THE REQUEST: Copy all of the material word for word, except for the pictures.

☆ ☆ ☆ ☆

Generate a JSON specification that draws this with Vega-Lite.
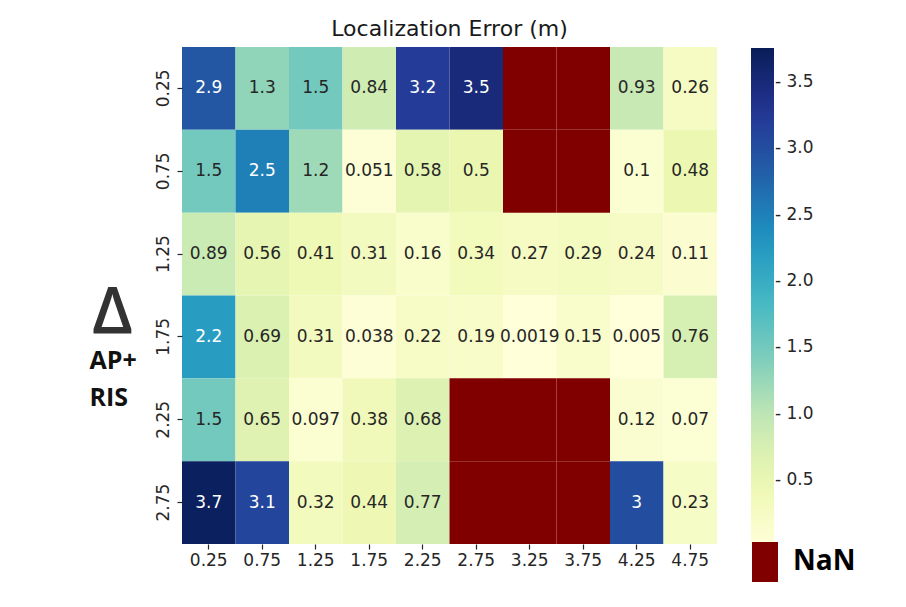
{
  "$schema": "https://vega.github.io/schema/vega-lite/v6.json",
  "width": 535,
  "height": 497,
  "autosize": {"type": "none"},
  "padding": {"left": 182, "top": 47, "right": 189, "bottom": 63},
  "background": "white",
  "title": {"text": "Localization Error (m)", "font": "DejaVu Sans", "fontSize": 22, "fontWeight": "normal", "color": "#1a1a1a", "anchor": "middle", "baseline": "alphabetic", "offset": -11},
  "data": {"values": [
    {"y": "0.25", "x": "0.25", "v": 2.9}, {"y": "0.25", "x": "0.75", "v": 1.3}, {"y": "0.25", "x": "1.25", "v": 1.5}, {"y": "0.25", "x": "1.75", "v": 0.84}, {"y": "0.25", "x": "2.25", "v": 3.2},
    {"y": "0.25", "x": "2.75", "v": 3.5}, {"y": "0.25", "x": "3.25", "v": null}, {"y": "0.25", "x": "3.75", "v": null}, {"y": "0.25", "x": "4.25", "v": 0.93}, {"y": "0.25", "x": "4.75", "v": 0.26},
    {"y": "0.75", "x": "0.25", "v": 1.5}, {"y": "0.75", "x": "0.75", "v": 2.5}, {"y": "0.75", "x": "1.25", "v": 1.2}, {"y": "0.75", "x": "1.75", "v": 0.051}, {"y": "0.75", "x": "2.25", "v": 0.58},
    {"y": "0.75", "x": "2.75", "v": 0.5}, {"y": "0.75", "x": "3.25", "v": null}, {"y": "0.75", "x": "3.75", "v": null}, {"y": "0.75", "x": "4.25", "v": 0.1}, {"y": "0.75", "x": "4.75", "v": 0.48},
    {"y": "1.25", "x": "0.25", "v": 0.89}, {"y": "1.25", "x": "0.75", "v": 0.56}, {"y": "1.25", "x": "1.25", "v": 0.41}, {"y": "1.25", "x": "1.75", "v": 0.31}, {"y": "1.25", "x": "2.25", "v": 0.16},
    {"y": "1.25", "x": "2.75", "v": 0.34}, {"y": "1.25", "x": "3.25", "v": 0.27}, {"y": "1.25", "x": "3.75", "v": 0.29}, {"y": "1.25", "x": "4.25", "v": 0.24}, {"y": "1.25", "x": "4.75", "v": 0.11},
    {"y": "1.75", "x": "0.25", "v": 2.2}, {"y": "1.75", "x": "0.75", "v": 0.69}, {"y": "1.75", "x": "1.25", "v": 0.31}, {"y": "1.75", "x": "1.75", "v": 0.038}, {"y": "1.75", "x": "2.25", "v": 0.22},
    {"y": "1.75", "x": "2.75", "v": 0.19}, {"y": "1.75", "x": "3.25", "v": 0.0019}, {"y": "1.75", "x": "3.75", "v": 0.15}, {"y": "1.75", "x": "4.25", "v": 0.005}, {"y": "1.75", "x": "4.75", "v": 0.76},
    {"y": "2.25", "x": "0.25", "v": 1.5}, {"y": "2.25", "x": "0.75", "v": 0.65}, {"y": "2.25", "x": "1.25", "v": 0.097}, {"y": "2.25", "x": "1.75", "v": 0.38}, {"y": "2.25", "x": "2.25", "v": 0.68},
    {"y": "2.25", "x": "2.75", "v": null}, {"y": "2.25", "x": "3.25", "v": null}, {"y": "2.25", "x": "3.75", "v": null}, {"y": "2.25", "x": "4.25", "v": 0.12}, {"y": "2.25", "x": "4.75", "v": 0.07},
    {"y": "2.75", "x": "0.25", "v": 3.7}, {"y": "2.75", "x": "0.75", "v": 3.1}, {"y": "2.75", "x": "1.25", "v": 0.32}, {"y": "2.75", "x": "1.75", "v": 0.44}, {"y": "2.75", "x": "2.25", "v": 0.77},
    {"y": "2.75", "x": "2.75", "v": null}, {"y": "2.75", "x": "3.25", "v": null}, {"y": "2.75", "x": "3.75", "v": null}, {"y": "2.75", "x": "4.25", "v": 3.0}, {"y": "2.75", "x": "4.75", "v": 0.23}
  ]},
  "encoding": {
    "x": {
      "field": "x", "type": "ordinal", "sort": null,
      "scale": {"domain": ["0.25", "0.75", "1.25", "1.75", "2.25", "2.75", "3.25", "3.75", "4.25", "4.75"], "paddingInner": 0, "paddingOuter": 0},
      "axis": {
        "title": "Δ", "titleFont": "Open Sans", "titleFontWeight": 600, "titleFontSize": 66, "titleColor": "#333333",
        "titleX": -70, "titleY": -211, "titleAlign": "center", "titleBaseline": "alphabetic", "titleAngle": 0,
        "labelAngle": 0, "labelFont": "DejaVu Sans", "labelFontSize": 17, "labelColor": "#262626",
        "tickColor": "#262626", "tickSize": 5, "tickWidth": 1.2, "domain": false, "labelPadding": 3
      }
    },
    "y": {
      "field": "y", "type": "ordinal", "sort": null,
      "scale": {"domain": ["0.25", "0.75", "1.25", "1.75", "2.25", "2.75"], "paddingInner": 0, "paddingOuter": 0},
      "axis": {
        "title": ["AP+", "RIS"], "titleFont": "Open Sans", "titleFontWeight": "bold", "titleFontSize": 25, "titleColor": "#111111",
        "titleAngle": 0, "titleAlign": "left", "titleBaseline": "alphabetic", "titleX": -93, "titleY": 321, "titleLineHeight": 37,
        "labelAngle": 270, "labelAlign": "center", "labelBaseline": "bottom", "labelFont": "DejaVu Sans", "labelFontSize": 17, "labelColor": "#262626",
        "tickColor": "#262626", "tickSize": 5, "tickWidth": 1.2, "domain": false, "labelPadding": 5
      }
    }
  },
  "layer": [
    {
      "transform": [{"filter": "isValid(datum.v)"}],
      "mark": {"type": "rect"},
      "encoding": {
        "color": {
          "field": "v", "type": "quantitative",
          "scale": {
            "domain": [0.0019, 0.4711, 0.9403, 1.4095, 1.8786, 2.3477, 2.8168, 3.2859, 3.755],
            "range": ["#ffffd9", "#edf8b1", "#c7e9b4", "#7fcdbb", "#41b6c4", "#1d91c0", "#225ea8", "#253494", "#081d58"],
            "interpolate": "rgb"
          },
          "legend": {
            "title": null, "orient": "none", "legendX": 569, "legendY": 1, "direction": "vertical",
            "gradientLength": 498, "gradientThickness": 23, "gradientStrokeWidth": 0,
            "values": [0.5, 1, 1.5, 2, 2.5, 3, 3.5],
            "labelExpr": "'- ' + format(datum.value, '.1f')",
            "labelFont": "DejaVu Sans", "labelFontSize": 17, "labelColor": "#262626", "labelOffset": 1, "padding": 0, "labelOverlap": false
          }
        }
      }
    },
    {
      "transform": [{"filter": "!isValid(datum.v)"}],
      "mark": {"type": "rect"},
      "encoding": {
        "color": {
          "datum": "NaN", "type": "nominal",
          "scale": {"domain": ["NaN"], "range": ["#800000"]},
          "legend": {
            "title": null, "orient": "none", "legendX": 563, "legendY": 495,
            "symbolType": "M-0.65,-1H0.65V1H-0.65Z", "symbolSize": 1600, "symbolStrokeWidth": 0, "symbolOpacity": 1,
            "labelFont": "Open Sans", "labelFontWeight": "bold", "labelFontSize": 28, "labelColor": "#000000", "labelOffset": 8, "padding": 0
          }
        }
      }
    },
    {
      "transform": [{"filter": "isValid(datum.v)"}],
      "mark": {"type": "text", "font": "DejaVu Sans", "fontSize": 17},
      "encoding": {
        "text": {"field": "v", "type": "quantitative", "format": ".2~g"},
        "color": {"condition": {"test": "datum.v > 2", "value": "#ffffff"}, "value": "#262626"}
      }
    }
  ],
  "resolve": {"scale": {"color": "independent"}},
  "config": {"view": {"stroke": null}}
}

☆ ☆ ☆ ☆

COMPLETED TASK:
Generate a JSON specification that draws this with Vega-Lite.
{
  "$schema": "https://vega.github.io/schema/vega-lite/v6.json",
  "width": 535,
  "height": 497,
  "autosize": {"type": "none"},
  "padding": {"left": 182, "top": 47, "right": 189, "bottom": 63},
  "background": "white",
  "title": {"text": "Localization Error (m)", "font": "DejaVu Sans", "fontSize": 22, "fontWeight": "normal", "color": "#1a1a1a", "anchor": "middle", "baseline": "alphabetic", "offset": -11},
  "data": {"values": [
    {"y": "0.25", "x": "0.25", "v": 2.9}, {"y": "0.25", "x": "0.75", "v": 1.3}, {"y": "0.25", "x": "1.25", "v": 1.5}, {"y": "0.25", "x": "1.75", "v": 0.84}, {"y": "0.25", "x": "2.25", "v": 3.2},
    {"y": "0.25", "x": "2.75", "v": 3.5}, {"y": "0.25", "x": "3.25", "v": null}, {"y": "0.25", "x": "3.75", "v": null}, {"y": "0.25", "x": "4.25", "v": 0.93}, {"y": "0.25", "x": "4.75", "v": 0.26},
    {"y": "0.75", "x": "0.25", "v": 1.5}, {"y": "0.75", "x": "0.75", "v": 2.5}, {"y": "0.75", "x": "1.25", "v": 1.2}, {"y": "0.75", "x": "1.75", "v": 0.051}, {"y": "0.75", "x": "2.25", "v": 0.58},
    {"y": "0.75", "x": "2.75", "v": 0.5}, {"y": "0.75", "x": "3.25", "v": null}, {"y": "0.75", "x": "3.75", "v": null}, {"y": "0.75", "x": "4.25", "v": 0.1}, {"y": "0.75", "x": "4.75", "v": 0.48},
    {"y": "1.25", "x": "0.25", "v": 0.89}, {"y": "1.25", "x": "0.75", "v": 0.56}, {"y": "1.25", "x": "1.25", "v": 0.41}, {"y": "1.25", "x": "1.75", "v": 0.31}, {"y": "1.25", "x": "2.25", "v": 0.16},
    {"y": "1.25", "x": "2.75", "v": 0.34}, {"y": "1.25", "x": "3.25", "v": 0.27}, {"y": "1.25", "x": "3.75", "v": 0.29}, {"y": "1.25", "x": "4.25", "v": 0.24}, {"y": "1.25", "x": "4.75", "v": 0.11},
    {"y": "1.75", "x": "0.25", "v": 2.2}, {"y": "1.75", "x": "0.75", "v": 0.69}, {"y": "1.75", "x": "1.25", "v": 0.31}, {"y": "1.75", "x": "1.75", "v": 0.038}, {"y": "1.75", "x": "2.25", "v": 0.22},
    {"y": "1.75", "x": "2.75", "v": 0.19}, {"y": "1.75", "x": "3.25", "v": 0.0019}, {"y": "1.75", "x": "3.75", "v": 0.15}, {"y": "1.75", "x": "4.25", "v": 0.005}, {"y": "1.75", "x": "4.75", "v": 0.76},
    {"y": "2.25", "x": "0.25", "v": 1.5}, {"y": "2.25", "x": "0.75", "v": 0.65}, {"y": "2.25", "x": "1.25", "v": 0.097}, {"y": "2.25", "x": "1.75", "v": 0.38}, {"y": "2.25", "x": "2.25", "v": 0.68},
    {"y": "2.25", "x": "2.75", "v": null}, {"y": "2.25", "x": "3.25", "v": null}, {"y": "2.25", "x": "3.75", "v": null}, {"y": "2.25", "x": "4.25", "v": 0.12}, {"y": "2.25", "x": "4.75", "v": 0.07},
    {"y": "2.75", "x": "0.25", "v": 3.7}, {"y": "2.75", "x": "0.75", "v": 3.1}, {"y": "2.75", "x": "1.25", "v": 0.32}, {"y": "2.75", "x": "1.75", "v": 0.44}, {"y": "2.75", "x": "2.25", "v": 0.77},
    {"y": "2.75", "x": "2.75", "v": null}, {"y": "2.75", "x": "3.25", "v": null}, {"y": "2.75", "x": "3.75", "v": null}, {"y": "2.75", "x": "4.25", "v": 3.0}, {"y": "2.75", "x": "4.75", "v": 0.23}
  ]},
  "encoding": {
    "x": {
      "field": "x", "type": "ordinal", "sort": null,
      "scale": {"domain": ["0.25", "0.75", "1.25", "1.75", "2.25", "2.75", "3.25", "3.75", "4.25", "4.75"], "paddingInner": 0, "paddingOuter": 0},
      "axis": {
        "title": "Δ", "titleFont": "Open Sans", "titleFontWeight": 600, "titleFontSize": 66, "titleColor": "#333333",
        "titleX": -70, "titleY": -211, "titleAlign": "center", "titleBaseline": "alphabetic", "titleAngle": 0,
        "labelAngle": 0, "labelFont": "DejaVu Sans", "labelFontSize": 17, "labelColor": "#262626",
        "tickColor": "#262626", "tickSize": 5, "tickWidth": 1.2, "domain": false, "labelPadding": 3
      }
    },
    "y": {
      "field": "y", "type": "ordinal", "sort": null,
      "scale": {"domain": ["0.25", "0.75", "1.25", "1.75", "2.25", "2.75"], "paddingInner": 0, "paddingOuter": 0},
      "axis": {
        "title": ["AP+", "RIS"], "titleFont": "Open Sans", "titleFontWeight": "bold", "titleFontSize": 25, "titleColor": "#111111",
        "titleAngle": 0, "titleAlign": "left", "titleBaseline": "alphabetic", "titleX": -93, "titleY": 321, "titleLineHeight": 37,
        "labelAngle": 270, "labelAlign": "center", "labelBaseline": "bottom", "labelFont": "DejaVu Sans", "labelFontSize": 17, "labelColor": "#262626",
        "tickColor": "#262626", "tickSize": 5, "tickWidth": 1.2, "domain": false, "labelPadding": 5
      }
    }
  },
  "layer": [
    {
      "transform": [{"filter": "isValid(datum.v)"}],
      "mark": {"type": "rect"},
      "encoding": {
        "color": {
          "field": "v", "type": "quantitative",
          "scale": {
            "domain": [0.0019, 0.4711, 0.9403, 1.4095, 1.8786, 2.3477, 2.8168, 3.2859, 3.755],
            "range": ["#ffffd9", "#edf8b1", "#c7e9b4", "#7fcdbb", "#41b6c4", "#1d91c0", "#225ea8", "#253494", "#081d58"],
            "interpolate": "rgb"
          },
          "legend": {
            "title": null, "orient": "none", "legendX": 569, "legendY": 1, "direction": "vertical",
            "gradientLength": 498, "gradientThickness": 23, "gradientStrokeWidth": 0,
            "values": [0.5, 1, 1.5, 2, 2.5, 3, 3.5],
            "labelExpr": "'- ' + format(datum.value, '.1f')",
            "labelFont": "DejaVu Sans", "labelFontSize": 17, "labelColor": "#262626", "labelOffset": 1, "padding": 0, "labelOverlap": false
          }
        }
      }
    },
    {
      "transform": [{"filter": "!isValid(datum.v)"}],
      "mark": {"type": "rect"},
      "encoding": {
        "color": {
          "datum": "NaN", "type": "nominal",
          "scale": {"domain": ["NaN"], "range": ["#800000"]},
          "legend": {
            "title": null, "orient": "none", "legendX": 563, "legendY": 495,
            "symbolType": "M-0.65,-1H0.65V1H-0.65Z", "symbolSize": 1600, "symbolStrokeWidth": 0, "symbolOpacity": 1,
            "labelFont": "Open Sans", "labelFontWeight": "bold", "labelFontSize": 28, "labelColor": "#000000", "labelOffset": 8, "padding": 0
          }
        }
      }
    },
    {
      "transform": [{"filter": "isValid(datum.v)"}],
      "mark": {"type": "text", "font": "DejaVu Sans", "fontSize": 17},
      "encoding": {
        "text": {"field": "v", "type": "quantitative", "format": ".2~g"},
        "color": {"condition": {"test": "datum.v > 2", "value": "#ffffff"}, "value": "#262626"}
      }
    }
  ],
  "resolve": {"scale": {"color": "independent"}},
  "config": {"view": {"stroke": null}}
}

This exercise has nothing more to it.